Flood, famine and mobile phones

Matéria do The Econimist mostra com os telefones celulares ajudam em situações de crise. Mostramos essa questão em artigo sobre as Tsumamis (publicado na Revista Famecos n. 26 em 2005). Para mais informações vejam a matéria completa: Dealing with disasters | Flood, famine and mobile phones

Trechos:

“Technology completely alters the way humanitarian work is done,” says Caroline Hurford of the World Food Programme (WFP), a United Nations body that is the single largest distributor of food aid. Once upon a time, when disaster struck, big agencies would roll up with grain, blankets and medicine and start handing them out. Victims would struggle to the relief camps, if they could. For aid workers (let alone recipients) there was no easy way to talk to head office.

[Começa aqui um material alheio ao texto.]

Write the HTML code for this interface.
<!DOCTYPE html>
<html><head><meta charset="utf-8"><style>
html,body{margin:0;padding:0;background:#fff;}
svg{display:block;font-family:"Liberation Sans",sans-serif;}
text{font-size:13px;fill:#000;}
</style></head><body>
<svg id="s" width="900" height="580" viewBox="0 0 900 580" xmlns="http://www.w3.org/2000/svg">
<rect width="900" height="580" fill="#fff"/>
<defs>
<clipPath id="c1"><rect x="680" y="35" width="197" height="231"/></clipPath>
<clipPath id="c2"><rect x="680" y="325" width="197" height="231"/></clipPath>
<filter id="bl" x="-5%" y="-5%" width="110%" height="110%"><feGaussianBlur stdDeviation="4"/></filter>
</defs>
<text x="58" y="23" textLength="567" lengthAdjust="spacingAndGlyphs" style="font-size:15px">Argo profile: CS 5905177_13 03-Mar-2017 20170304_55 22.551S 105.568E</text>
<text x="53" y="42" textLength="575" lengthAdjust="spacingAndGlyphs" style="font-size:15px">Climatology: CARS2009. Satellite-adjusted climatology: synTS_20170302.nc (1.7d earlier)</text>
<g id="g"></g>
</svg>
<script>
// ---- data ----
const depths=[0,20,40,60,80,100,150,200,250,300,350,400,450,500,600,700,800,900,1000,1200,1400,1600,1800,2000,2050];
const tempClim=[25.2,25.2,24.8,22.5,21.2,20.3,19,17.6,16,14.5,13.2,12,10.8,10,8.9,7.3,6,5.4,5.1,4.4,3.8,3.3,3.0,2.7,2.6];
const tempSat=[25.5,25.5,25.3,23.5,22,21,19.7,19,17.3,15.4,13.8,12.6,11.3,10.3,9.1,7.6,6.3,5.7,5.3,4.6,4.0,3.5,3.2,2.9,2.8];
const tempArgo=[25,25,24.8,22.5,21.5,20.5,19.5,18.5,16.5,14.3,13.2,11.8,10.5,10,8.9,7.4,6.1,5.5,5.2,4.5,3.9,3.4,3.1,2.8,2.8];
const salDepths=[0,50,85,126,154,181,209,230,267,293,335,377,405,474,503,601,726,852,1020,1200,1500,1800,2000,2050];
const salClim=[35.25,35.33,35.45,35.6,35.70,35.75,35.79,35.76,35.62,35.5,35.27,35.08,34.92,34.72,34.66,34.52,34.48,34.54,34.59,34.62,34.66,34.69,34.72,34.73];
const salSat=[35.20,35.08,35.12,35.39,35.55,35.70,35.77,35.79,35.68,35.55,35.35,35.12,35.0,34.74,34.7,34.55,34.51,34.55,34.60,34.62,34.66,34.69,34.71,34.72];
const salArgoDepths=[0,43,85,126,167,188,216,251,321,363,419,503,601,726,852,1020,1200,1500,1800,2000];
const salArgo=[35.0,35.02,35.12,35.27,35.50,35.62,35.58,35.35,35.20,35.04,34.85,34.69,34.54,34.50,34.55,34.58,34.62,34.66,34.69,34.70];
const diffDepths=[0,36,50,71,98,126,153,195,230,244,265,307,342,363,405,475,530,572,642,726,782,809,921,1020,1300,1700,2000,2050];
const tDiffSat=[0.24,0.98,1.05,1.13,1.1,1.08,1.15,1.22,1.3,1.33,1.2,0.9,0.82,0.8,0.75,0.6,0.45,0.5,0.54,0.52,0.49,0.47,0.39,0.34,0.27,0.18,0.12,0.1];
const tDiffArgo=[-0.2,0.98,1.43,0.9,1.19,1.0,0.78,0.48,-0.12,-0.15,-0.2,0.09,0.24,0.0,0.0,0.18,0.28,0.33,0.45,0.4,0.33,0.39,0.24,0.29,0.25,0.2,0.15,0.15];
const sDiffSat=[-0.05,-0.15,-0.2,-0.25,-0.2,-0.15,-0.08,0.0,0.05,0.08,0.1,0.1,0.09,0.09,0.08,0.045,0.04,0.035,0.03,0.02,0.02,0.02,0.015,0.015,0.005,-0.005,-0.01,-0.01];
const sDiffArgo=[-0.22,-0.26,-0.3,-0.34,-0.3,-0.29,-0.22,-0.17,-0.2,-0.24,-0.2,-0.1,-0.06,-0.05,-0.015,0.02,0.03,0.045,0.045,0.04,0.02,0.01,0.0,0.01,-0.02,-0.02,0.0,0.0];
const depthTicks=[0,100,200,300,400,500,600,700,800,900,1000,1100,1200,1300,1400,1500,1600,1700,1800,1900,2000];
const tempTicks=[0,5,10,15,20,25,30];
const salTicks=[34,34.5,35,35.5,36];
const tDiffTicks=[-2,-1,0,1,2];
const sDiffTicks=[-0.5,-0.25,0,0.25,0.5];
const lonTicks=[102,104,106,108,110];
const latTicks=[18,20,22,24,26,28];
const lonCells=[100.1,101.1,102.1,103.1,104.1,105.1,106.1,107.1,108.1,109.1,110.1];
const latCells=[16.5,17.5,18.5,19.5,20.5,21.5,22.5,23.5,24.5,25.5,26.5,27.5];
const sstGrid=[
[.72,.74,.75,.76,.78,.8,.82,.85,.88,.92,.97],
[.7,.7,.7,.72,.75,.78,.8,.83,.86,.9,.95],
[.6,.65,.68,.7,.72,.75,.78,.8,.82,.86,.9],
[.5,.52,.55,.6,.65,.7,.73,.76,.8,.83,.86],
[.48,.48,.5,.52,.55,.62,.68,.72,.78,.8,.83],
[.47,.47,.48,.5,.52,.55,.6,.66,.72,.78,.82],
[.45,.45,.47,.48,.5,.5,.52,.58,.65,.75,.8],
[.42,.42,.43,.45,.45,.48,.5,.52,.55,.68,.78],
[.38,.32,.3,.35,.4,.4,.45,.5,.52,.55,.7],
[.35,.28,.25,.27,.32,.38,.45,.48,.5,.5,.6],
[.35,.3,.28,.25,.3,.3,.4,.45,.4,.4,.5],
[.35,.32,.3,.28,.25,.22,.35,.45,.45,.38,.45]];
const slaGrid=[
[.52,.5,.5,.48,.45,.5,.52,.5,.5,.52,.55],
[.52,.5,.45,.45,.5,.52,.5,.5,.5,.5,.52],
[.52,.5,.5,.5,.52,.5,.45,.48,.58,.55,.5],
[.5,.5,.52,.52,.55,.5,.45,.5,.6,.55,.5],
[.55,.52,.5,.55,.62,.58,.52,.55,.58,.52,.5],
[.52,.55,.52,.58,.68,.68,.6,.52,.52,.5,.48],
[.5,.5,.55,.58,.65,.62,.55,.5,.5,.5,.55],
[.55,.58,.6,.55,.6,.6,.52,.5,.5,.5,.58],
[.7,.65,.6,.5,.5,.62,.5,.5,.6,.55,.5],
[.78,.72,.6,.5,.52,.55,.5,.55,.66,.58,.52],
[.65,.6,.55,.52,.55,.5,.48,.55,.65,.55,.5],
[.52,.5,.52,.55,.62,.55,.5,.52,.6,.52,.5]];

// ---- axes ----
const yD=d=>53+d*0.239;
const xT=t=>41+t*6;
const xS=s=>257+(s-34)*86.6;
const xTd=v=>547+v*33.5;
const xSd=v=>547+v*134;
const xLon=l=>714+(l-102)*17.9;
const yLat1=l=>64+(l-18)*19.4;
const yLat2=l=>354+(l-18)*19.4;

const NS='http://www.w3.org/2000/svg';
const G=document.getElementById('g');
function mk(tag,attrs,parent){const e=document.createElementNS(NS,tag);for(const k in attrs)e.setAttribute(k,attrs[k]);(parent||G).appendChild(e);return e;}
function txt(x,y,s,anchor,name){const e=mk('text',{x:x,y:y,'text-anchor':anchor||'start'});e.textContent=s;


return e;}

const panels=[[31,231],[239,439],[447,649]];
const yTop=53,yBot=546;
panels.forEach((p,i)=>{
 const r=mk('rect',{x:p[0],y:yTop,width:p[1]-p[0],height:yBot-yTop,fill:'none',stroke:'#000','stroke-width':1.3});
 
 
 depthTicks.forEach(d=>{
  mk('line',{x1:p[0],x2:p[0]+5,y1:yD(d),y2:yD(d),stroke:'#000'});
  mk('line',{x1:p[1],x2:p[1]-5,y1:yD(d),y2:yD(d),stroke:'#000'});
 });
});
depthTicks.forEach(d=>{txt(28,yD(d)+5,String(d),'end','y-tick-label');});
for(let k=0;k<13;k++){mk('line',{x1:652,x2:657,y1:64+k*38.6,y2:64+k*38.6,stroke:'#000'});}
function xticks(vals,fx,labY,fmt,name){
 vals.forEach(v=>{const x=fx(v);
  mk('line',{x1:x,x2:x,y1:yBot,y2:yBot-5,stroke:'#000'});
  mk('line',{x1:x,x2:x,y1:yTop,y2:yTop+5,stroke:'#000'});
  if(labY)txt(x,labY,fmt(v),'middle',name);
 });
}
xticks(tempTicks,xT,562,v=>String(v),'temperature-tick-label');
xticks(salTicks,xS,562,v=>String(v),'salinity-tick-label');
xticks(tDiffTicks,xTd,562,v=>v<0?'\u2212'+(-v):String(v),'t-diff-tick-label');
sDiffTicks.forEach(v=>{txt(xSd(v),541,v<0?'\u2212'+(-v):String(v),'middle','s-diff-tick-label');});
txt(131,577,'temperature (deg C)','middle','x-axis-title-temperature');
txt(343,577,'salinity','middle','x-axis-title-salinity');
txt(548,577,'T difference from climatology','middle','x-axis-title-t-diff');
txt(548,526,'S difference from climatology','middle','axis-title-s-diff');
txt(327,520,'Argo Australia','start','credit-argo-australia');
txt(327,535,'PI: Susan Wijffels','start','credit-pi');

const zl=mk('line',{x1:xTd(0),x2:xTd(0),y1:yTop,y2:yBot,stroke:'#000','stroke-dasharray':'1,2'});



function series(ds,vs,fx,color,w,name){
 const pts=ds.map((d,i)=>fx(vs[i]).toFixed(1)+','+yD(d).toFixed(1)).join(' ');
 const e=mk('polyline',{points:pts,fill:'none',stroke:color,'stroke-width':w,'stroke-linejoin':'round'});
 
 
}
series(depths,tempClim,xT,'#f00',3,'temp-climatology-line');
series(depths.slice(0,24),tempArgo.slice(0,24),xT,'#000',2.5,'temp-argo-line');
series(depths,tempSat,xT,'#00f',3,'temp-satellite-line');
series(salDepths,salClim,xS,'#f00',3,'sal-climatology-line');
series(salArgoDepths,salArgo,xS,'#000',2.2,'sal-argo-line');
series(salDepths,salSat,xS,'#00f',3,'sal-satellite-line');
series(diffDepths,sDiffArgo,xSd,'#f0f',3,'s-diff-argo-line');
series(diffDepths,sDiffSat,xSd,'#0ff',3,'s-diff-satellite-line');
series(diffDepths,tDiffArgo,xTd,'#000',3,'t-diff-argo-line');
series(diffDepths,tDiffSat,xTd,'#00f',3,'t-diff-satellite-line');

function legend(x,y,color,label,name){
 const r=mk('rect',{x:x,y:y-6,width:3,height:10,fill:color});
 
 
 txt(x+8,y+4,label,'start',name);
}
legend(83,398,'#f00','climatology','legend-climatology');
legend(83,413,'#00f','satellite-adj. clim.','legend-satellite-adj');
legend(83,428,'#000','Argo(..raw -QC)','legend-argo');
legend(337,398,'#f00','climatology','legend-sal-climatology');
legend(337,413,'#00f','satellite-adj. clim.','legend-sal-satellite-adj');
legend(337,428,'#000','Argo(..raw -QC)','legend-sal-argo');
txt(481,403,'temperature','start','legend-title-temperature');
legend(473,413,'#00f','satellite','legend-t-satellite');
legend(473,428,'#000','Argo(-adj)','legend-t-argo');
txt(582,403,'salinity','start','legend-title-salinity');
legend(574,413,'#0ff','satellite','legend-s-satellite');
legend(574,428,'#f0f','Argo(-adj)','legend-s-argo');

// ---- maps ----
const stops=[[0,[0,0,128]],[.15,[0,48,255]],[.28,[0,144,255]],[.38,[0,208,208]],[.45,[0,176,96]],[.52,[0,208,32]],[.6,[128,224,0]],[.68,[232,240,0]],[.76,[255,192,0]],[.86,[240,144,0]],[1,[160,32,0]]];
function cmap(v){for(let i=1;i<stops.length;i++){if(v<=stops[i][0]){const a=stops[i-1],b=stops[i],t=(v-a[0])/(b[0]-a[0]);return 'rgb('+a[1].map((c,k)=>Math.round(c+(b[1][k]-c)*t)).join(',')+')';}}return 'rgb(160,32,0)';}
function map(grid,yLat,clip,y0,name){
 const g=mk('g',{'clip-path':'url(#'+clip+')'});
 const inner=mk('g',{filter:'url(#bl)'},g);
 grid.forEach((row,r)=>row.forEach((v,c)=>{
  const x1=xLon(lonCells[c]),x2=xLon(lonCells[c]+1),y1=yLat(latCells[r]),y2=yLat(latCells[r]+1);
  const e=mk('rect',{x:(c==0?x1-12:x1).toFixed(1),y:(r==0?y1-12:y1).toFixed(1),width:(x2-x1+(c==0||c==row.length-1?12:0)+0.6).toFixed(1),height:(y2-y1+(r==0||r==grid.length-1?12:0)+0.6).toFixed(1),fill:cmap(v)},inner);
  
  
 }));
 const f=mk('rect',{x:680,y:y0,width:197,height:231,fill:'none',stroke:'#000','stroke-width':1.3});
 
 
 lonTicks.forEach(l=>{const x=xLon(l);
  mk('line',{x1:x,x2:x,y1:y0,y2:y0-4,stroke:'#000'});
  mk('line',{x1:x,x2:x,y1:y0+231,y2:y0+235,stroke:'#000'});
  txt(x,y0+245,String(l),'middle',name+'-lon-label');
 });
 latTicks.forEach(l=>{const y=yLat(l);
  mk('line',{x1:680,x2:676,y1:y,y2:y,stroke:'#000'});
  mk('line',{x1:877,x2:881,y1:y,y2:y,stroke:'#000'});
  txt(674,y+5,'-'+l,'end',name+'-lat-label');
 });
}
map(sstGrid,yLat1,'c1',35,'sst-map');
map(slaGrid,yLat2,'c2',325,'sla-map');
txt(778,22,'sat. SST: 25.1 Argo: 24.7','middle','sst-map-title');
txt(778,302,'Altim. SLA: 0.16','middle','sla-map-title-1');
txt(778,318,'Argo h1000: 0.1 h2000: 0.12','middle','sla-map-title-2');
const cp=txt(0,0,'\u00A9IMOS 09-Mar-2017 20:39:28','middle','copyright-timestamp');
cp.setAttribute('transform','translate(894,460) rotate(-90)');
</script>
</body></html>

Now, when an emergency occurs, the first people on the ground are often computer geeks, setting up telephone networks so other aid agencies can do their stuff. Donors keep track of supplies on spreadsheets and send each other SMS messages: this road has been attacked by bandits, that village cut off by floods. Transport agencies announce helicopter flights by e-mail. Aid providers can find out where exactly on an incoming ship their medical supplies are, saving hours hanging round the docks. Aid donors find it easier to locate the victims of disaster; and victims queue as eagerly for mobile-phone access as they do for food.”